--- begin Given information ---

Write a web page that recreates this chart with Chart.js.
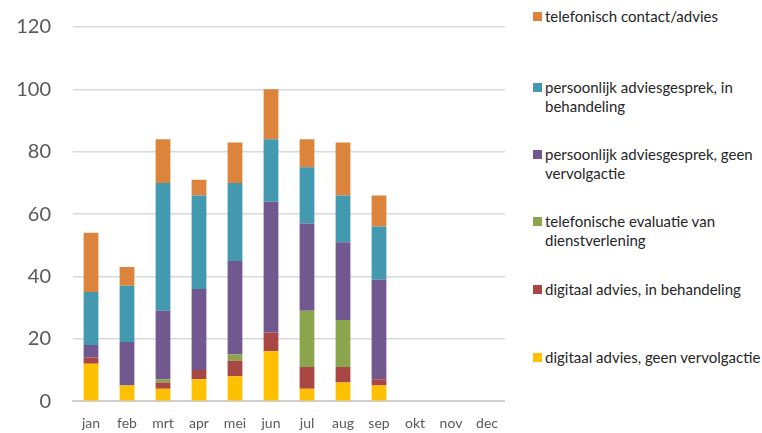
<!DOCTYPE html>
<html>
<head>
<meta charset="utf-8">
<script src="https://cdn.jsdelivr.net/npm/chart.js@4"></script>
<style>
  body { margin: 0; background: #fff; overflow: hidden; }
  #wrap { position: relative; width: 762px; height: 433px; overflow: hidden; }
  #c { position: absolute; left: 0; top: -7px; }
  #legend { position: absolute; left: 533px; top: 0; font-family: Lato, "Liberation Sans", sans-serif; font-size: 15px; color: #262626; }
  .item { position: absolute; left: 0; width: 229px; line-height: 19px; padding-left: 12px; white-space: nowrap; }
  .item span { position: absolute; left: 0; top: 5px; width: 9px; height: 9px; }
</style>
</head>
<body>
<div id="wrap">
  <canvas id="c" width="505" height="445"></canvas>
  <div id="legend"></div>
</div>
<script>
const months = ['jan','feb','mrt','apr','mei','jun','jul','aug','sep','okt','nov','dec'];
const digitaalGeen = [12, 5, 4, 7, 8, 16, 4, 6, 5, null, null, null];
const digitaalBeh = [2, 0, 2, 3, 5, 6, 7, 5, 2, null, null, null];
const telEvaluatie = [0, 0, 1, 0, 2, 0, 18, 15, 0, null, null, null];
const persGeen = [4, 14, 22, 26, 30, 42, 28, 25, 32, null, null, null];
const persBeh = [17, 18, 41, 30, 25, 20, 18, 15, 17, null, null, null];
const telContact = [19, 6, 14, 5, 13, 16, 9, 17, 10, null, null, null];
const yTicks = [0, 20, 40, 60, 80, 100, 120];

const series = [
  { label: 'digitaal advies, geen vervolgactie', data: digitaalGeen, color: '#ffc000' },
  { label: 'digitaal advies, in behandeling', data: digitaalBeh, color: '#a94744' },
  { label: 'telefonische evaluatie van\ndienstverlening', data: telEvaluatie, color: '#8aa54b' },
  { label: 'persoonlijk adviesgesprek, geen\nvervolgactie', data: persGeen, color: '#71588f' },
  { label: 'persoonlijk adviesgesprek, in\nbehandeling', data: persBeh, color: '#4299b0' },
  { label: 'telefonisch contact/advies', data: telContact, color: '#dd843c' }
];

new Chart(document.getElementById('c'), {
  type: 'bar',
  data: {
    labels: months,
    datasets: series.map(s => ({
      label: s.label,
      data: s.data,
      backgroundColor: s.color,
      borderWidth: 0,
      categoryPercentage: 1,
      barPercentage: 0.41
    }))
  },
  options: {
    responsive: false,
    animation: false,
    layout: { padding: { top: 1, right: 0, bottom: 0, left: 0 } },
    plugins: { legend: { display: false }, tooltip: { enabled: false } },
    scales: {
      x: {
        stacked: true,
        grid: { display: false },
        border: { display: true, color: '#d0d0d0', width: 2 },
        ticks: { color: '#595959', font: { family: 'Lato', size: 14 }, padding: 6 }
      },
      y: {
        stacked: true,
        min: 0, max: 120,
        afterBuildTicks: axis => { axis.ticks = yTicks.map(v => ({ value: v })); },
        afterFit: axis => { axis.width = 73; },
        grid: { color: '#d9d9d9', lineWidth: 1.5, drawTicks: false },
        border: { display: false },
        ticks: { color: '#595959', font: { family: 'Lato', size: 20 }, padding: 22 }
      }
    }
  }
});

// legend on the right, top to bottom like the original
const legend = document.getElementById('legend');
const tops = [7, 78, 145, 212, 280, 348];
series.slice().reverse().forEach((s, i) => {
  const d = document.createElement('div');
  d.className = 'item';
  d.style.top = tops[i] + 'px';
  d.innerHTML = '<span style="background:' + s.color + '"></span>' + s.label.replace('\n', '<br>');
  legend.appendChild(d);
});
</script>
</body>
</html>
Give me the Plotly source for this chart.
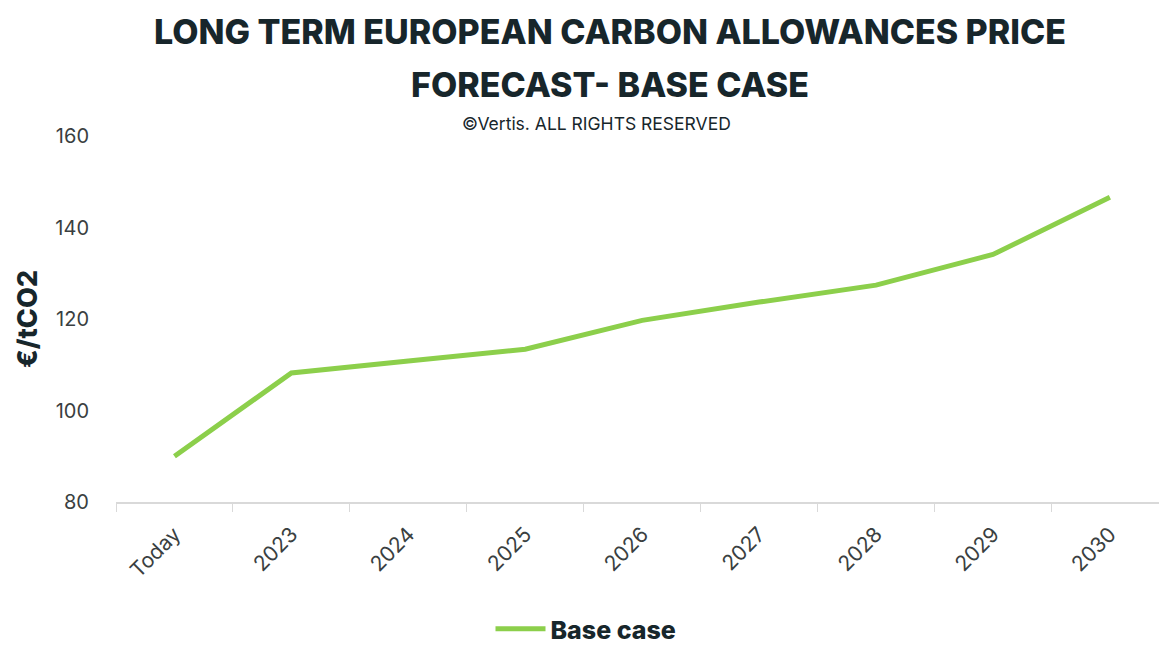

--- end Given information ---

▸ **What is needed**
Write out the entries again, exactly as given, skipping any images.

▸ **Task output**
Write a web page that recreates this chart with Chart.js.
<!DOCTYPE html>
<html>
<head>
<meta charset="utf-8">
<script src="https://cdn.jsdelivr.net/npm/chart.js@4"></script>
<style>
  body { margin: 0; background: #fff; overflow: hidden; }
  #wrap { position: relative; width: 762px; height: 433px; overflow: hidden; }
  #c { position: absolute; left: 0; top: -7px; }
  #legend { position: absolute; left: 533px; top: 0; font-family: Lato, "Liberation Sans", sans-serif; font-size: 15px; color: #262626; }
  .item { position: absolute; left: 0; width: 229px; line-height: 19px; padding-left: 12px; white-space: nowrap; }
  .item span { position: absolute; left: 0; top: 5px; width: 9px; height: 9px; }
</style>
</head>
<body>
<div id="wrap">
  <canvas id="c" width="505" height="445"></canvas>
  <div id="legend"></div>
</div>
<script>
const months = ['jan','feb','mrt','apr','mei','jun','jul','aug','sep','okt','nov','dec'];
const digitaalGeen = [12, 5, 4, 7, 8, 16, 4, 6, 5, null, null, null];
const digitaalBeh = [2, 0, 2, 3, 5, 6, 7, 5, 2, null, null, null];
const telEvaluatie = [0, 0, 1, 0, 2, 0, 18, 15, 0, null, null, null];
const persGeen = [4, 14, 22, 26, 30, 42, 28, 25, 32, null, null, null];
const persBeh = [17, 18, 41, 30, 25, 20, 18, 15, 17, null, null, null];
const telContact = [19, 6, 14, 5, 13, 16, 9, 17, 10, null, null, null];
const yTicks = [0, 20, 40, 60, 80, 100, 120];

const series = [
  { label: 'digitaal advies, geen vervolgactie', data: digitaalGeen, color: '#ffc000' },
  { label: 'digitaal advies, in behandeling', data: digitaalBeh, color: '#a94744' },
  { label: 'telefonische evaluatie van\ndienstverlening', data: telEvaluatie, color: '#8aa54b' },
  { label: 'persoonlijk adviesgesprek, geen\nvervolgactie', data: persGeen, color: '#71588f' },
  { label: 'persoonlijk adviesgesprek, in\nbehandeling', data: persBeh, color: '#4299b0' },
  { label: 'telefonisch contact/advies', data: telContact, color: '#dd843c' }
];

new Chart(document.getElementById('c'), {
  type: 'bar',
  data: {
    labels: months,
    datasets: series.map(s => ({
      label: s.label,
      data: s.data,
      backgroundColor: s.color,
      borderWidth: 0,
      categoryPercentage: 1,
      barPercentage: 0.41
    }))
  },
  options: {
    responsive: false,
    animation: false,
    layout: { padding: { top: 1, right: 0, bottom: 0, left: 0 } },
    plugins: { legend: { display: false }, tooltip: { enabled: false } },
    scales: {
      x: {
        stacked: true,
        grid: { display: false },
        border: { display: true, color: '#d0d0d0', width: 2 },
        ticks: { color: '#595959', font: { family: 'Lato', size: 14 }, padding: 6 }
      },
      y: {
        stacked: true,
        min: 0, max: 120,
        afterBuildTicks: axis => { axis.ticks = yTicks.map(v => ({ value: v })); },
        afterFit: axis => { axis.width = 73; },
        grid: { color: '#d9d9d9', lineWidth: 1.5, drawTicks: false },
        border: { display: false },
        ticks: { color: '#595959', font: { family: 'Lato', size: 20 }, padding: 22 }
      }
    }
  }
});

// legend on the right, top to bottom like the original
const legend = document.getElementById('legend');
const tops = [7, 78, 145, 212, 280, 348];
series.slice().reverse().forEach((s, i) => {
  const d = document.createElement('div');
  d.className = 'item';
  d.style.top = tops[i] + 'px';
  d.innerHTML = '<span style="background:' + s.color + '"></span>' + s.label.replace('\n', '<br>');
  legend.appendChild(d);
});
</script>
</body>
</html>
Give me the Plotly source for this chart.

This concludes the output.